Pero eso no significa que permitiremos que los nacionalismos excluyentes que promueven las élites locales, como aquí en Catalunya, roben a sus ciudadanos el derecho al reconocimiento de su propia diferencia y al trato igualitario, pretendiendo imponer en nombre de una ideología conservadora una ingeniería social de normalización.
Como señala el filósofo Slavoj Zizek, al comienzo de la crisis, el COVID-19 se interpretó exclusivamente como un acontecimiento que estaba poniendo contra las cuerdas al gobierno chino y anunciaba, más temprano o más tarde, un cambio de régimen. Sin embargo, las cosas parecen estar tomando otra dimensión. A esta altura, el virus se está convirtiendo en algo mucho más profundo, una amenaza al sistema capitalista global, un síntoma de que no podemos seguir el camino en el que estamos, que necesitamos un cambio radical.
Efectivamente, el mundo está patas arriba, y nosotros tenemos que ser implacables con nuestras demandas. Lo mínimo en España es lograr de inmediato una renta básica. Pero no debemos conformarnos con ello: necesitamos más libertad, más igualdad, y más solidaridad en todas las esferas, locales, regionales, estatales y globales.
En España, se equivocan quienes interpretan el malestar terminal contra la monarquía como un signo del triunfo de su lucha por el reconocimiento de sus privilegios. Nuestra batalla tiene dos frentes: contra el capitalismo salvaje, y contra las falsas promesas que encarnan los nacionalismos excluyentes de variados colores.

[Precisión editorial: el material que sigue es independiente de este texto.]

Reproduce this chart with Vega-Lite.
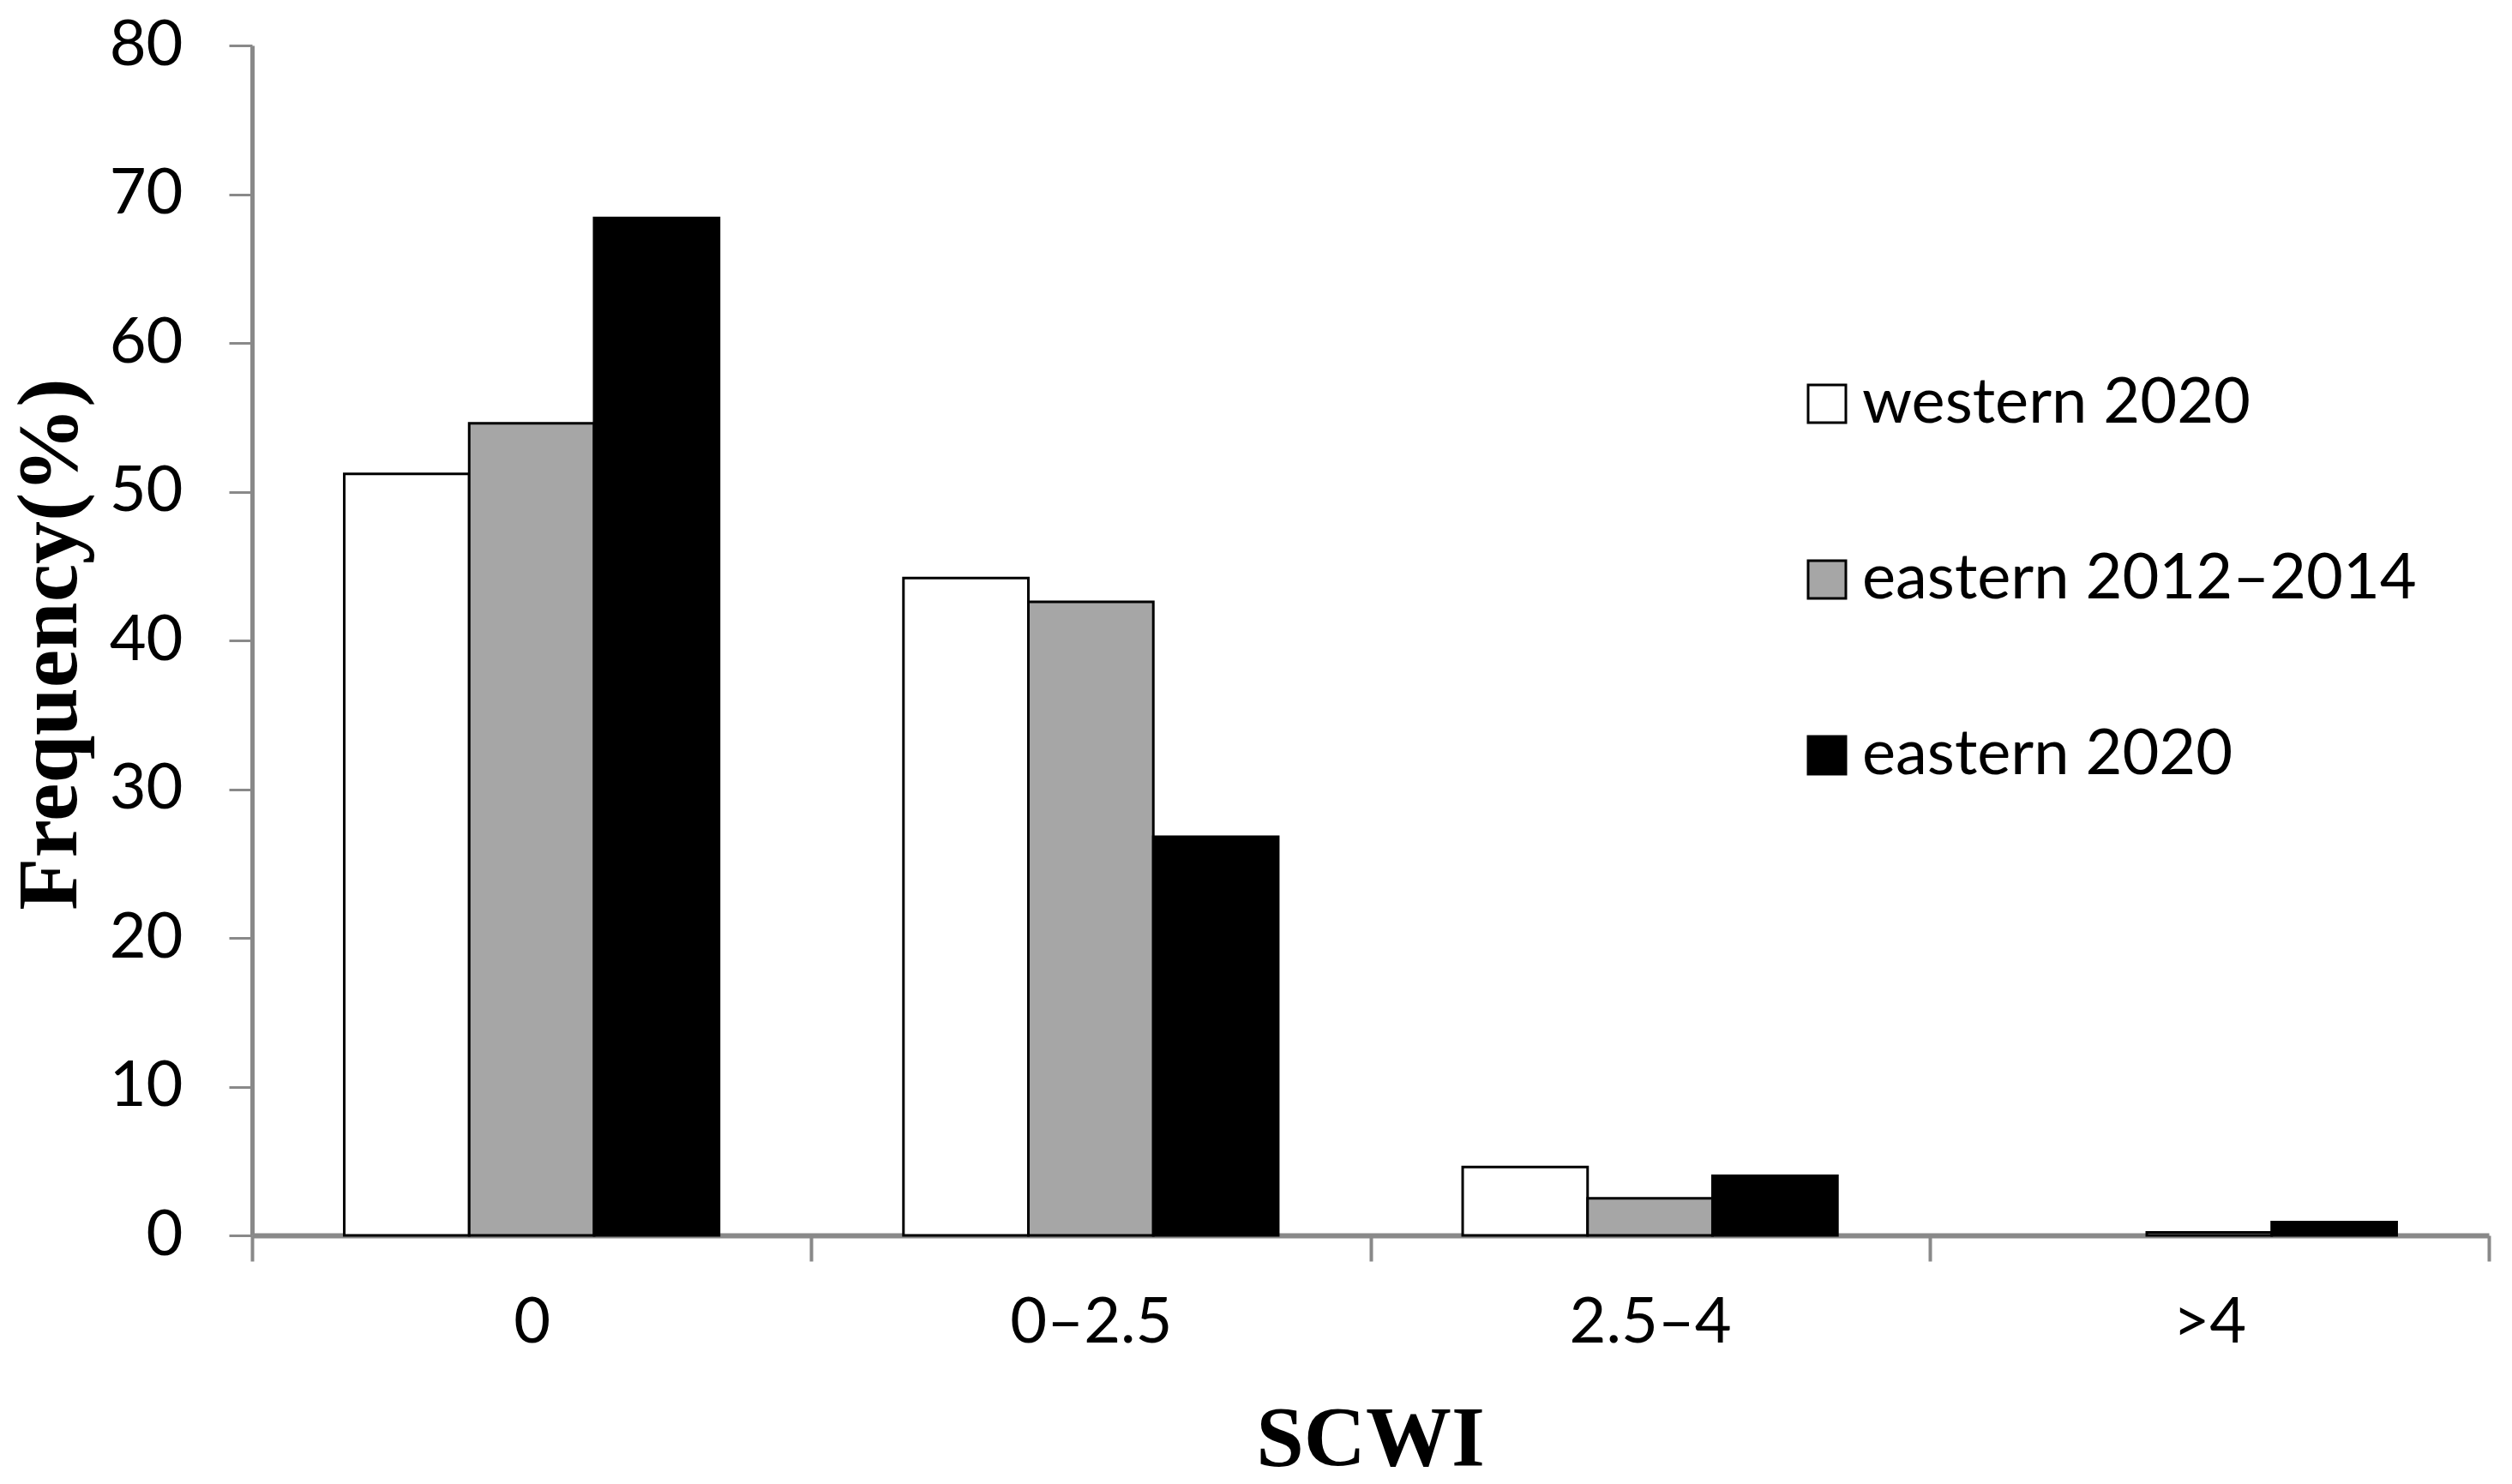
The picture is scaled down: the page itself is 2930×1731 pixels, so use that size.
{
  "$schema": "https://vega.github.io/schema/vega-lite/v6.json",
  "autosize": "none",
  "width": 2609,
  "height": 1388,
  "padding": {"left": 294, "top": 53, "right": 27, "bottom": 290},
  "background": "white",
  "config": {
    "view": {"stroke": null},
    "axis": {"labelFont": "Lato", "labelColor": "black", "labelLimit": 0, "titleFont": "Liberation Serif", "titleFontWeight": "bold", "titleColor": "black", "titleFontSize": 100, "domainColor": "#898989", "tickColor": "#898989", "grid": false}
  },
  "data": {
    "values": [
      {"scwi": "0", "series": "western 2020", "freq": 51.2},
      {"scwi": "0", "series": "eastern 2012–2014", "freq": 54.6},
      {"scwi": "0", "series": "eastern 2020", "freq": 68.4},
      {"scwi": "0–2.5", "series": "western 2020", "freq": 44.2},
      {"scwi": "0–2.5", "series": "eastern 2012–2014", "freq": 42.6},
      {"scwi": "0–2.5", "series": "eastern 2020", "freq": 26.8},
      {"scwi": "2.5–4", "series": "western 2020", "freq": 4.6},
      {"scwi": "2.5–4", "series": "eastern 2012–2014", "freq": 2.5},
      {"scwi": "2.5–4", "series": "eastern 2020", "freq": 4.0},
      {"scwi": ">4", "series": "western 2020", "freq": null},
      {"scwi": ">4", "series": "eastern 2012–2014", "freq": 0.2},
      {"scwi": ">4", "series": "eastern 2020", "freq": 0.9}
    ]
  },
  "mark": {"type": "bar", "stroke": "black", "strokeWidth": 3},
  "encoding": {
    "x": {
      "field": "scwi", "type": "nominal", "sort": ["0", "0–2.5", "2.5–4", ">4"],
      "scale": {"paddingInner": 0, "paddingOuter": 0},
      "axis": {"title": "SCWI", "labelAngle": 0, "labelFontSize": 74, "labelPadding": 36, "labelBaseline": "top", "tickBand": "extent", "tickSize": 30, "tickWidth": 4, "domainWidth": 6, "titleX": 1304, "titleY": 267, "titleBaseline": "alphabetic", "titleAlign": "center"}
    },
    "xOffset": {
      "field": "series", "type": "nominal", "sort": ["western 2020", "eastern 2012–2014", "eastern 2020"],
      "scale": {"paddingInner": 0, "paddingOuter": 0.738}
    },
    "y": {
      "field": "freq", "type": "quantitative",
      "scale": {"domain": [0, 80], "nice": false},
      "axis": {"title": "Frequency(%)", "values": [0, 10, 20, 30, 40, 50, 60, 70, 80], "labelFontSize": 74, "labelPadding": 54, "tickSize": 27, "tickWidth": 3, "domainWidth": 5, "titleAngle": -90, "titleX": -206, "titleY": 698, "titleAlign": "center", "titleBaseline": "alphabetic"}
    },
    "color": {
      "field": "series", "type": "nominal", "sort": ["western 2020", "eastern 2012–2014", "eastern 2020"],
      "scale": {"domain": ["western 2020", "eastern 2012–2014", "eastern 2020"], "range": ["#ffffff", "#a6a6a6", "#000000"]},
      "legend": {"title": null, "orient": "none", "legendX": 1800, "legendY": 381, "symbolType": "square", "symbolSize": 1936, "symbolStrokeColor": "black", "symbolStrokeWidth": 3, "labelFont": "Lato", "labelFontSize": 74, "labelColor": "black", "labelLimit": 0, "labelOffset": 4, "rowPadding": 131, "padding": 0}
    }
  }
}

Como señala Naomi Klein, momentos de shock como el que estamos viviendo son tremendamente volátiles y peligrosos. La retórica del COVID-19 esta al servicio de numerosas, solapadas y contradictorias agendas. Debemos estar atentos y estar convencidos de nuestros principios ético-políticos para que estos nos guíen en la oscuridad de la reconstrucción que nos proponen. Es cierto que no podemos volver al pasado, pero también es cierto que el futuro es hoy.